Multi-entity businesses need an especially disciplined model. Shared services may require centralized AP, treasury, and reporting, while operating units need local control over project execution and subcontractor coordination. A scalable ERP design should support both. That means defining which processes are globally standardized, which are regionally configurable, and which are entity-specific due to regulatory or contractual requirements. This balance is central to operational resilience because it allows the enterprise to scale without losing control.
- Create an ERP governance council with representation from finance, operations, procurement, IT, field leadership, and executive sponsors.
- Define a policy-to-workflow model so approval rules, compliance requirements, and delegated authority are embedded in system design.
- Use a global template approach for chart of accounts, project structures, vendor governance, and KPI definitions, with controlled local extensions.
- Measure readiness using operational indicators such as close cycle time, forecast accuracy, approval turnaround, data quality exceptions, and manual journal dependency.
Implementation tradeoffs and sequencing decisions
Construction leaders should expect tradeoffs between speed, standardization, and transformation depth. A rapid implementation may reduce immediate disruption, but if it preserves fragmented cost structures or weak approval controls, the enterprise may carry those inefficiencies forward for years. A deeper transformation can unlock stronger operational intelligence and scalability, but it requires more executive sponsorship, process redesign, and change management.
Sequencing matters. Many firms benefit from implementing foundational finance, procurement, project accounting, and reporting controls first, then layering advanced field mobility, equipment integration, AI automation, and portfolio analytics. Others may need to stabilize master data and governance before any major deployment begins. The right sequence depends on operational pain points, acquisition strategy, compliance exposure, and the maturity of current project controls.
A practical recommendation is to prioritize workflows that directly affect cash, margin, and executive visibility. In most construction environments, that means project setup, budget control, commitments, subcontractor billing, labor capture, change management, invoice approvals, and forecast-to-actual reporting. These workflows create the operational spine for broader modernization.
Operational ROI and resilience outcomes
The ROI of construction ERP readiness is not limited to administrative efficiency. The larger value comes from improved margin protection, faster decision-making, reduced rework, stronger compliance, and better scalability across projects and entities. When project and finance data are connected, leaders can identify cost drift earlier, manage working capital more effectively, and respond to delivery risks before they become financial surprises.

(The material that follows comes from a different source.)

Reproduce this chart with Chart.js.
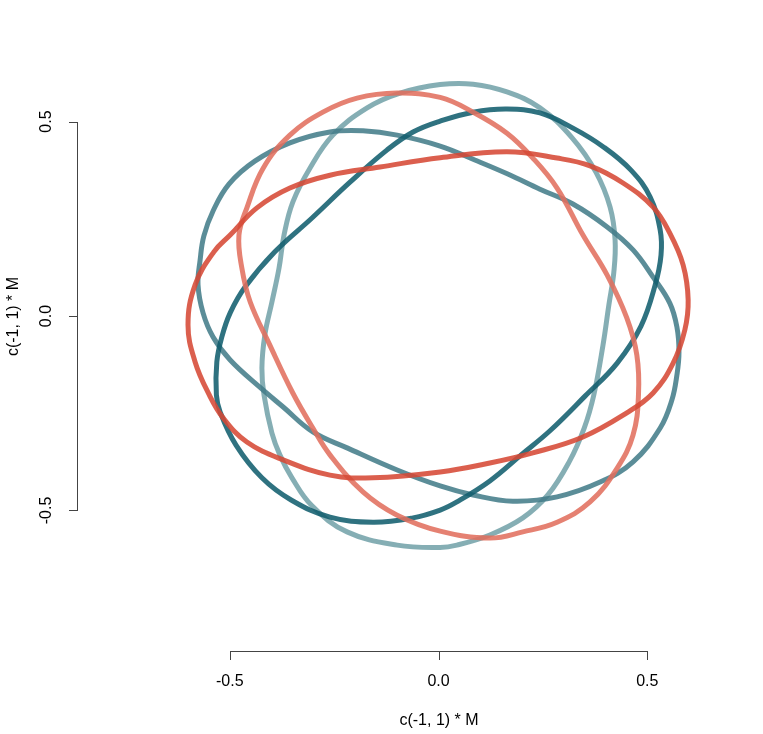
<!DOCTYPE html>
<html><head><meta charset="utf-8">
<script src="https://cdn.jsdelivr.net/npm/chart.js@4/dist/chart.umd.min.js"></script>
<style>html,body{margin:0;padding:0;background:#fff;}canvas{display:block;}</style>
</head><body>
<canvas id="c" width="763" height="734"></canvas>
<script>
const xLabel = 'c(-1, 1) * M';
const yLabel = 'c(-1, 1) * M';
const xTicks = [-0.5, 0, 0.5];
const yTicks = [-0.5, 0, 0.5];

const redX = [-0.600,-0.583,-0.538,-0.499,-0.435,-0.356,-0.260,-0.140,0.004,0.164,0.284,0.363,0.442,0.514,0.554,0.586,0.598,0.590,0.562,0.514,0.451,0.346,0.226,0.123,0.004,-0.157,-0.260,-0.372,-0.459,-0.516,-0.550,-0.583];
const redY = [-0.023,0.080,0.165,0.208,0.278,0.329,0.362,0.383,0.407,0.422,0.406,0.386,0.342,0.280,0.213,0.131,0.041,-0.036,-0.121,-0.198,-0.249,-0.311,-0.352,-0.378,-0.401,-0.416,-0.409,-0.370,-0.324,-0.262,-0.201,-0.118];

const salmonX = [-0.478,-0.471,-0.451,-0.404,-0.349,-0.301,-0.260,-0.181,-0.099,0.004,0.123,0.202,0.284,0.363,0.428,0.466,0.479,0.475,0.451,0.404,0.346,0.284,0.226,0.164,0.083,0.004,-0.099,-0.195,-0.277,-0.356,-0.420,-0.459];
const salmonY = [0.208,0.123,0.036,-0.075,-0.198,-0.288,-0.357,-0.452,-0.512,-0.553,-0.571,-0.555,-0.530,-0.478,-0.391,-0.306,-0.203,-0.100,-0.005,0.105,0.208,0.329,0.406,0.470,0.524,0.562,0.573,0.560,0.524,0.465,0.380,0.278];

const darkX = [-0.303,-0.212,-0.123,-0.061,0.004,0.083,0.164,0.243,0.322,0.396,0.461,0.507,0.531,0.533,0.519,0.485,0.428,0.351,0.269,0.198,0.123,0.044,0.004,-0.061,-0.157,-0.260,-0.353,-0.423,-0.485,-0.523,-0.532,-0.531,-0.519,-0.499,-0.463,-0.392];
const darkY = [0.252,0.344,0.427,0.473,0.501,0.524,0.532,0.522,0.483,0.434,0.375,0.306,0.221,0.157,0.080,-0.026,-0.121,-0.206,-0.293,-0.357,-0.424,-0.478,-0.499,-0.519,-0.530,-0.517,-0.473,-0.416,-0.332,-0.247,-0.203,-0.118,-0.054,0.008,0.075,0.165];

const mediumX = [-0.562,-0.540,-0.502,-0.440,-0.356,-0.260,-0.181,-0.099,0.004,0.087,0.166,0.243,0.322,0.404,0.466,0.514,0.554,0.571,0.576,0.571,0.559,0.531,0.466,0.387,0.284,0.178,0.083,0.004,-0.099,-0.219,-0.301,-0.372,-0.428,-0.499,-0.540,-0.564,-0.576,-0.571];
const mediumY = [0.206,0.270,0.339,0.398,0.445,0.473,0.476,0.465,0.437,0.401,0.365,0.326,0.288,0.229,0.170,0.100,0.033,-0.028,-0.093,-0.152,-0.216,-0.288,-0.375,-0.427,-0.465,-0.476,-0.460,-0.437,-0.396,-0.339,-0.298,-0.234,-0.183,-0.113,-0.054,0.008,0.080,0.144];

const lightX = [-0.370,-0.349,-0.308,-0.253,-0.171,-0.092,0.004,0.083,0.164,0.243,0.320,0.377,0.411,0.423,0.420,0.408,0.394,0.372,0.349,0.313,0.262,0.202,0.123,0.044,0.004,-0.099,-0.219,-0.303,-0.351,-0.380,-0.399,-0.418,-0.423,-0.416,-0.399,-0.382];
const lightY = [0.208,0.293,0.380,0.465,0.535,0.573,0.595,0.596,0.576,0.535,0.458,0.370,0.280,0.195,0.113,0.028,-0.075,-0.203,-0.288,-0.375,-0.460,-0.519,-0.563,-0.589,-0.595,-0.589,-0.555,-0.488,-0.416,-0.357,-0.301,-0.203,-0.134,-0.049,0.036,0.123];

const curves = [
  {x: redX, y: redY, color: 'rgba(214,73,53,0.88)'},
  {x: salmonX, y: salmonY, color: 'rgba(225,111,95,0.88)'},
  {x: darkX, y: darkY, color: 'rgba(18,94,110,0.88)'},
  {x: mediumX, y: mediumY, color: 'rgba(68,125,138,0.88)'},
  {x: lightX, y: lightY, color: 'rgba(116,163,170,0.88)'}
];

// closed loop: [last, p0..pn-1, p0, p1]; first and last segments are hidden (only for smooth closure)
function loopData(xs, ys) {
  const n = xs.length;
  const pts = [{x: xs[n-1], y: ys[n-1]}];
  for (let i = 0; i < n; i++) pts.push({x: xs[i], y: ys[i]});
  pts.push({x: xs[0], y: ys[0]});
  pts.push({x: xs[1], y: ys[1]});
  return pts;
}

const datasets = curves.map(c => {
  const n = c.x.length;
  return {
    data: loopData(c.x, c.y),
    showLine: true,
    borderColor: c.color,
    borderWidth: 5,
    pointRadius: 0,
    tension: 0.4,
    fill: false,
    borderCapStyle: 'butt',
    borderJoinStyle: 'round',
    segment: {
      borderColor: ctx => (ctx.p0DataIndex === 0 || ctx.p0DataIndex === n + 1) ? 'rgba(0,0,0,0)' : c.color
    }
  };
});

const rAxes = {
  id: 'rAxes',
  afterDraw(chart) {
    const ctx = chart.ctx, xs = chart.scales.x, ys = chart.scales.y;
    const y0 = Math.round(ys.getPixelForValue(ys.min));
    const x0 = Math.round(xs.getPixelForValue(xs.min));
    ctx.save();
    ctx.strokeStyle = '#444';
    ctx.lineWidth = 1;
    ctx.fillStyle = '#000';
    ctx.font = '16px "Liberation Sans", Arial, sans-serif';
    const xa = Math.round(xs.getPixelForValue(xTicks[0])) + 0.5;
    const xb = Math.round(xs.getPixelForValue(xTicks[xTicks.length - 1])) + 0.5;
    ctx.beginPath();
    ctx.moveTo(xa, y0 + 0.5); ctx.lineTo(xb, y0 + 0.5);
    xTicks.forEach(v => { const p = Math.round(xs.getPixelForValue(v)) + 0.5; ctx.moveTo(p, y0); ctx.lineTo(p, y0 + 9); });
    const ya = Math.round(ys.getPixelForValue(yTicks[0])) + 0.5;
    const yb = Math.round(ys.getPixelForValue(yTicks[yTicks.length - 1])) + 0.5;
    ctx.moveTo(x0 + 0.5, ya); ctx.lineTo(x0 + 0.5, yb);
    yTicks.forEach(v => { const p = Math.round(ys.getPixelForValue(v)) + 0.5; ctx.moveTo(x0 + 1, p); ctx.lineTo(x0 - 8, p); });
    ctx.stroke();
    ctx.textAlign = 'center';
    ctx.textBaseline = 'middle';
    xTicks.forEach(v => ctx.fillText(v.toFixed(1), xs.getPixelForValue(v), y0 + 31));
    ctx.fillText(xLabel, (xa + xb) / 2, y0 + 70);
    yTicks.forEach(v => {
      ctx.save();
      ctx.translate(x0 - 30, ys.getPixelForValue(v));
      ctx.rotate(-Math.PI / 2);
      ctx.fillText(v.toFixed(1), 0, 0);
      ctx.restore();
    });
    ctx.save();
    ctx.translate(x0 - 63, (ya + yb) / 2);
    ctx.rotate(-Math.PI / 2);
    ctx.fillText(yLabel, 0, 0);
    ctx.restore();
    ctx.restore();
  }
};

new Chart(document.getElementById('c'), {
  type: 'scatter',
  data: { datasets },
  options: {
    responsive: false,
    animation: false,
    layout: { padding: { left: 77, right: 30, top: 59, bottom: 83 } },
    plugins: { legend: { display: false }, tooltip: { enabled: false } },
    scales: {
      x: { type: 'linear', display: false, min: -0.8659, max: 0.7054 },
      y: { type: 'linear', display: false, min: -0.8612, max: 0.6607 }
    }
  },
  plugins: [rAxes]
});
</script>
</body></html>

Operational resilience also improves. Standardized workflows reduce dependency on individual employees and local workarounds. Cloud ERP architectures strengthen continuity, security, and upgradeability. Governed data models support more reliable analytics and AI-driven exception management. In volatile construction markets, these capabilities matter because firms must absorb supply disruption, labor variability, regulatory change, and acquisition-driven growth without losing control of execution.
For SysGenPro, the strategic position is clear: construction ERP should be implemented as enterprise operating infrastructure. Readiness is the discipline that determines whether modernization produces a connected, scalable, and resilient business system or simply replaces one fragmented environment with another. The firms that succeed are the ones that align architecture, workflows, governance, and executive sponsorship before implementation pressure takes over.